● **Work instructions**: Transcribe everything in the data word for word. Pictures are left out.

● **Provided material**:
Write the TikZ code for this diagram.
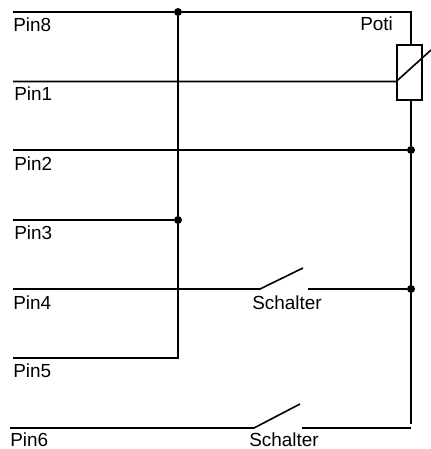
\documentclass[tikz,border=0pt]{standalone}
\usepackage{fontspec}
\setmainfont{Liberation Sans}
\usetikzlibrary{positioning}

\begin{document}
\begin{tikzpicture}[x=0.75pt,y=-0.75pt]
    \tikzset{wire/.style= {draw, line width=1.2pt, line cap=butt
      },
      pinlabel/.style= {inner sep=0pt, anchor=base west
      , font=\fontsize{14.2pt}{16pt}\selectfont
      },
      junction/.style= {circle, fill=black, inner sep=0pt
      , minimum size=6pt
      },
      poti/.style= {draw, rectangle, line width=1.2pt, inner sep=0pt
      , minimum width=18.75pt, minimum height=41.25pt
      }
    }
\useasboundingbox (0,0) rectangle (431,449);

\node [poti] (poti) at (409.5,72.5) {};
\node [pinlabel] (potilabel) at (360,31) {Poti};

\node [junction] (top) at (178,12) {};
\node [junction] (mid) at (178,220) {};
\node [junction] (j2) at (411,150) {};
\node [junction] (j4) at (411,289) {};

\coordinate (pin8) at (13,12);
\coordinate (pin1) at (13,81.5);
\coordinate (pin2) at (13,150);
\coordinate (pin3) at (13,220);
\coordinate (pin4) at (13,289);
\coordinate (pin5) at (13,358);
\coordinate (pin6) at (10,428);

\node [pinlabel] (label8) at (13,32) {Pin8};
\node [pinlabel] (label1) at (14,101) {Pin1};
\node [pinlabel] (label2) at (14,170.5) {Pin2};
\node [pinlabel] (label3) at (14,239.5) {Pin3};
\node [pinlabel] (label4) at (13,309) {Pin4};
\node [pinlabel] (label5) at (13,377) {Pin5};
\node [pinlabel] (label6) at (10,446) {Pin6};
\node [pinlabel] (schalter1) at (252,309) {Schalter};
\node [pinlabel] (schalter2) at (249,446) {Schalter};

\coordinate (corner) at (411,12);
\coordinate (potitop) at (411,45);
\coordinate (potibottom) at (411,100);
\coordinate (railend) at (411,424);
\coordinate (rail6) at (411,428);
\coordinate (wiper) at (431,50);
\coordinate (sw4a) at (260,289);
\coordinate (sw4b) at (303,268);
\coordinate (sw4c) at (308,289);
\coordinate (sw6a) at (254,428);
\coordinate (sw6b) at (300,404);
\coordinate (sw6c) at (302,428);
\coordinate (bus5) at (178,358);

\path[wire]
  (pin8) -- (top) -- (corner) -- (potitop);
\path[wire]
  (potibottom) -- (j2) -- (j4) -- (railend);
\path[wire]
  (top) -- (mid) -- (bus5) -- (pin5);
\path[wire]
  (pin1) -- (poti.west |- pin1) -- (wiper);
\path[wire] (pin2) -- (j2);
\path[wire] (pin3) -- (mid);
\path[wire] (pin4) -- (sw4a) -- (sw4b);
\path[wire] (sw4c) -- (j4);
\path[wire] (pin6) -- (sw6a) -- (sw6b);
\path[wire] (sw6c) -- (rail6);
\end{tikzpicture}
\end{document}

● **Answer to this task**:
Write the TikZ code for this diagram.
\documentclass[tikz,border=0pt]{standalone}
\usepackage{fontspec}
\setmainfont{Liberation Sans}
\usetikzlibrary{positioning}

\begin{document}
\begin{tikzpicture}[x=0.75pt,y=-0.75pt]
    \tikzset{wire/.style= {draw, line width=1.2pt, line cap=butt
      },
      pinlabel/.style= {inner sep=0pt, anchor=base west
      , font=\fontsize{14.2pt}{16pt}\selectfont
      },
      junction/.style= {circle, fill=black, inner sep=0pt
      , minimum size=6pt
      },
      poti/.style= {draw, rectangle, line width=1.2pt, inner sep=0pt
      , minimum width=18.75pt, minimum height=41.25pt
      }
    }
\useasboundingbox (0,0) rectangle (431,449);

\node [poti] (poti) at (409.5,72.5) {};
\node [pinlabel] (potilabel) at (360,31) {Poti};

\node [junction] (top) at (178,12) {};
\node [junction] (mid) at (178,220) {};
\node [junction] (j2) at (411,150) {};
\node [junction] (j4) at (411,289) {};

\coordinate (pin8) at (13,12);
\coordinate (pin1) at (13,81.5);
\coordinate (pin2) at (13,150);
\coordinate (pin3) at (13,220);
\coordinate (pin4) at (13,289);
\coordinate (pin5) at (13,358);
\coordinate (pin6) at (10,428);

\node [pinlabel] (label8) at (13,32) {Pin8};
\node [pinlabel] (label1) at (14,101) {Pin1};
\node [pinlabel] (label2) at (14,170.5) {Pin2};
\node [pinlabel] (label3) at (14,239.5) {Pin3};
\node [pinlabel] (label4) at (13,309) {Pin4};
\node [pinlabel] (label5) at (13,377) {Pin5};
\node [pinlabel] (label6) at (10,446) {Pin6};
\node [pinlabel] (schalter1) at (252,309) {Schalter};
\node [pinlabel] (schalter2) at (249,446) {Schalter};

\coordinate (corner) at (411,12);
\coordinate (potitop) at (411,45);
\coordinate (potibottom) at (411,100);
\coordinate (railend) at (411,424);
\coordinate (rail6) at (411,428);
\coordinate (wiper) at (431,50);
\coordinate (sw4a) at (260,289);
\coordinate (sw4b) at (303,268);
\coordinate (sw4c) at (308,289);
\coordinate (sw6a) at (254,428);
\coordinate (sw6b) at (300,404);
\coordinate (sw6c) at (302,428);
\coordinate (bus5) at (178,358);

\path[wire]
  (pin8) -- (top) -- (corner) -- (potitop);
\path[wire]
  (potibottom) -- (j2) -- (j4) -- (railend);
\path[wire]
  (top) -- (mid) -- (bus5) -- (pin5);
\path[wire]
  (pin1) -- (poti.west |- pin1) -- (wiper);
\path[wire] (pin2) -- (j2);
\path[wire] (pin3) -- (mid);
\path[wire] (pin4) -- (sw4a) -- (sw4b);
\path[wire] (sw4c) -- (j4);
\path[wire] (pin6) -- (sw6a) -- (sw6b);
\path[wire] (sw6c) -- (rail6);
\end{tikzpicture}
\end{document}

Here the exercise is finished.